Abstract
It has been recognized theoretically and experimentally that the ductility of metals in tension is influenced by the volume fraction of voids and radial stress. But almost no attempts have been reported to clarify what conditions must be satisfied to induce ductile fracture. In this paper we consider three quantities, namely volume fraction of voids, radial stress and strain hardening as the factors influencing ductile fracture, and try to obtain the relation among these factors at the moment when ductile fracture occurs. Radial stress and strain hardening are each expressed in terms of the curvature of neck of specimen and strain after annealing.

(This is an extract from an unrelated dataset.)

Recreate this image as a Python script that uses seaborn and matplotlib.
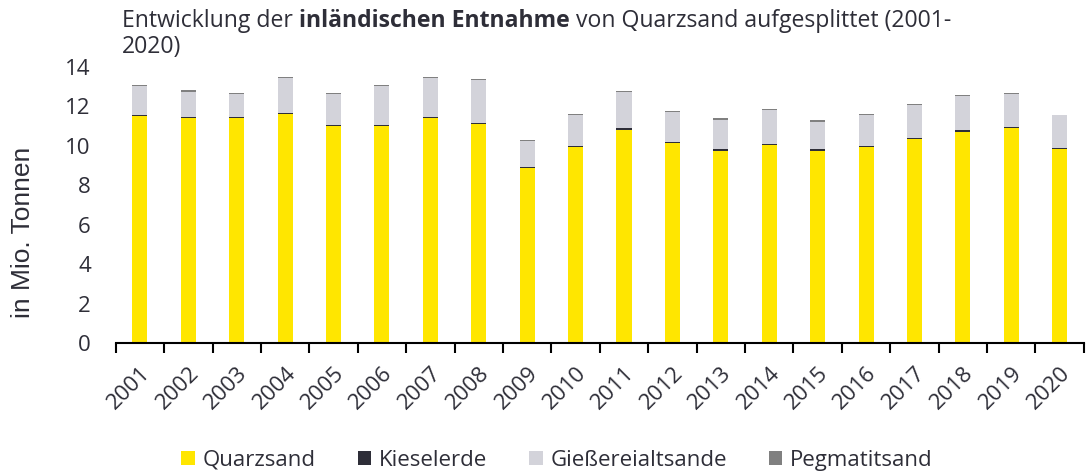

Many drawn or annealed specimens of low carbon steel which were initially smooth or notched round bar were deformed and fractured in tension at room temperature. Some of specimens, interrupted deformation at various strains, were either ground by a small grinder to increase the radius of curvature of neck (R) or annealed at 700°C for 4 min in the air to remove strain hardening, and deformed again. These operations were repeated several times in some of the specimens. Fracture strains and r⁄R (r=radius of narrowest section of specimen) at various strains were measured on all specimens. The results obtained are as follows. (1) Radial stress and strain hardening give not only indirect effects upon ductile fracture through an increase of volume fraction of voids but also direct effects on the fracture condition. (2) The condition of fracture can be shown as a curved surface in three-dimensional space whose axes represent the volume fraction of voids, r⁄R, and strain after final annealing. The volume fractions of voids in various specimens were estimated from the experimental results reported previously.